Import connector to AWS S3 and Google Cloud Storage

Data connectors to AWS S3 and Google cloud storage to retrieve csv and parquet files. To retrieve the data - create a data source, create the dataset, and add it to your pipeline.

Datrics updates the data from the files stored in the folder in the cloud storage on each pipeline run. User may specify to load the files from the specified folder/file path, or define the dynamic list of path/s using python code.

Create data source

There are two options to create a data source.

In the dataset tab in the group or project

In the dataset creation section on the scene

Select the object storage from the lost of connectors - AWS S3 or Google CS

Enter credentials to connect to your bucket, test the connection and save the datasource.

Create dataset with the data from files stored in the cloud storage

Select the created data source to upload the data. Specify the dataset name

Select the file type you would like to upload

Set up the file path

There are two options to define the file path: static and dynamic.

In Static mode, you may define the direct path to the file or folder in the bucket.

If you specify a direct file path, then only 1 file is uploaded.

If you specify a path to the folder, then all files of the selected file will be combined into one dataset. CSV files should be of the same structure. Please note, that files from the subfolder will not be loaded.

Dataset creation from AWS S3 with static folder path

In Dynamic mode, you may define the set of files or folders using python code. For example, when you need to retrieve the file from the folder with today’s date in the name, you may do that with the line of code. In this case, in the pipeline the each day new file will be retrieved.

Validate the code to check that the list of file/folder paths are generated as expected.

Dataset creation from AWS S3 with danamic folder path

Examples of the python code to define dynamic paths to folders:

List of the folders with the specified dates in the name. Result: path/date=2023-01-04/, path/date=2023-01-03/, path/date=2023-01-02/


def generate() -> list:
    return ["path/date=2023-01-04/", "path/date=2023-01-03/", "path/date=2023-01-02/"]

Path to the folder with the current data in the folder name. Result: path/date=2023-06-07/


def generate() -> list:
    import datetime
    return [f"path/date={datetime.date.today().strftime('%Y-%m-%d')}/"]

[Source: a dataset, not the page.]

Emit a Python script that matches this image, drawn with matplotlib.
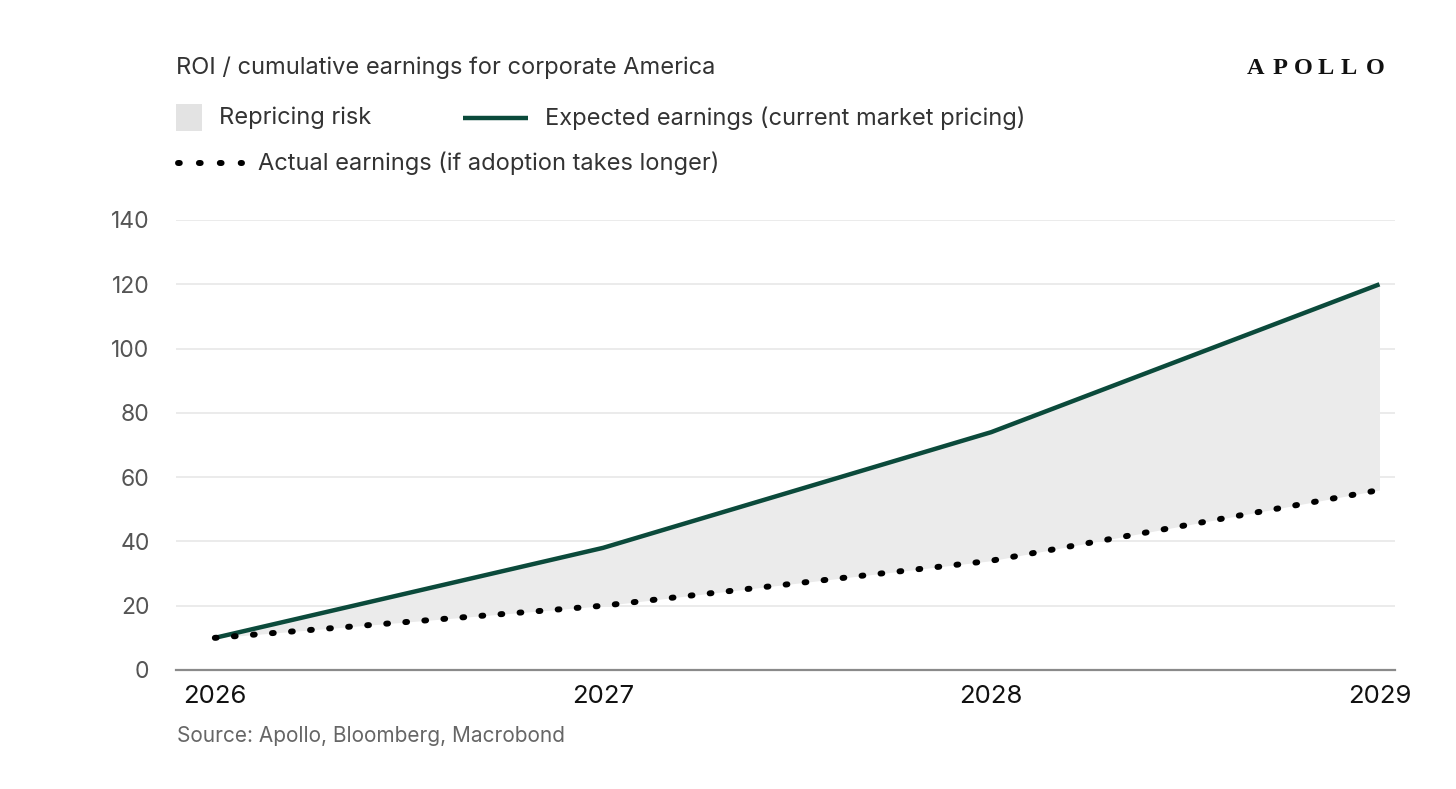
import matplotlib
matplotlib.use("Agg")
import matplotlib.pyplot as plt
from matplotlib.lines import Line2D
from matplotlib.patches import Rectangle

years = [2026, 2027, 2028, 2029]
expected = [10, 38, 74, 120]
actual = [10, 20, 34, 56]
yticks = [0, 20, 40, 60, 80, 100, 120, 140]

title = "ROI / cumulative earnings for corporate America"
lab_fill = "Repricing risk"
lab_exp = "Expected earnings (current market pricing)"
lab_act = "Actual earnings (if adoption takes longer)"
source = "Source: Apollo, Bloomberg, Macrobond"
logo = "APOLLO"

GREEN = "#0b4a3b"
FILL = "#ebebeb"
GRID = "#e8e8e8"
TXT = "#333333"

plt.rcParams['font.family'] = ['Inter', 'DejaVu Sans']

W, H = 1456, 789
fig = plt.figure(figsize=(W/100, H/100), dpi=100)
fig.patch.set_facecolor("white")

def fx(px): return px / W
def fy(py): return 1 - py / H

DOT_LW = 4.3
DOT_STYLE = (0, (0.3, 2.9))

ax = fig.add_axes([fx(176), fy(670), fx(1395) - fx(176), fy(220) - fy(670)])
ax.fill_between(years, actual, expected, color=FILL, lw=0, zorder=1)
ax.plot(years, expected, color=GREEN, lw=3.2, solid_capstyle='butt', zorder=3)
ax.plot(years, actual, color="black", lw=DOT_LW, linestyle=DOT_STYLE,
        dash_capstyle='round', zorder=3)

ax.set_xlim(2025.9, 2029.04)
ax.set_ylim(0, 140)
ax.set_yticks(yticks)
ax.set_yticklabels([str(v) for v in yticks])
ax.set_xticks(years)
ax.set_xticklabels([str(y) for y in years])
ax.grid(axis='y', color=GRID, lw=1.2, zorder=0)
ax.set_axisbelow(True)
for s in ['top', 'right', 'left']:
    ax.spines[s].set_visible(False)
ax.spines['bottom'].set_color("#8a8a8a")
ax.spines['bottom'].set_linewidth(1.6)
ax.spines['bottom'].set_zorder(4)
ax.tick_params(axis='y', length=0, pad=19, labelsize=16.5, labelcolor="#555555")
ax.tick_params(axis='x', length=0, pad=11, labelsize=18.5, labelcolor="#111111")

# Title
fig.text(fx(176), fy(68), title, fontsize=17, color=TXT, va='center', ha='left')
# Logo, letter-spaced
logo_x = [1256, 1280, 1303, 1326, 1349, 1375]
for ch, x in zip(logo, logo_x):
    fig.text(fx(x), fy(68), ch, fontsize=17.5, color="#111111",
             family=['Liberation Serif', 'DejaVu Serif'], fontweight='bold',
             va='center', ha='center')

# Legend (manual)
fig.add_artist(Rectangle((fx(176), fy(131)), fx(202) - fx(176), fy(104) - fy(131),
                         transform=fig.transFigure, facecolor="#e3e3e3", edgecolor='none'))
fig.text(fx(219), fy(118), lab_fill, fontsize=17, color=TXT, va='center', ha='left')
fig.add_artist(Line2D([fx(463), fx(528)], [fy(118), fy(118)], transform=fig.transFigure,
                      color=GREEN, lw=3.2, solid_capstyle='butt'))
fig.text(fx(545), fy(118), lab_exp, fontsize=17, color=TXT, va='center', ha='left')
fig.add_artist(Line2D([fx(178), fx(242)], [fy(163), fy(163)], transform=fig.transFigure,
                      color="black", lw=DOT_LW, linestyle=(0, (0.3, 3.2)),
                      dash_capstyle='round'))
fig.text(fx(258), fy(163), lab_act, fontsize=17, color=TXT, va='center', ha='left')

# Source
fig.text(fx(177), fy(736), source, fontsize=15, color="#666666", va='center', ha='left')

fig.savefig("out.png", dpi=100, facecolor="white")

List of folder paths for the date range. Result of the code below: path/date=2023-06-07/, path/date=2023-06-06/, path/date=2023-06-05/


def generate() -> list:
    import datetime
    dates = [(datetime.date.today() - datetime.timedelta(days=x)).strftime('%Y-%m-%d') + "/" for x in range(0, 3)]
    dates_formatted = [f"path/date={d}" for d in dates]
    return dates_formatted

Using object storage dataset in the pipeline

Add the dataset to the pipeline from the list of datasets.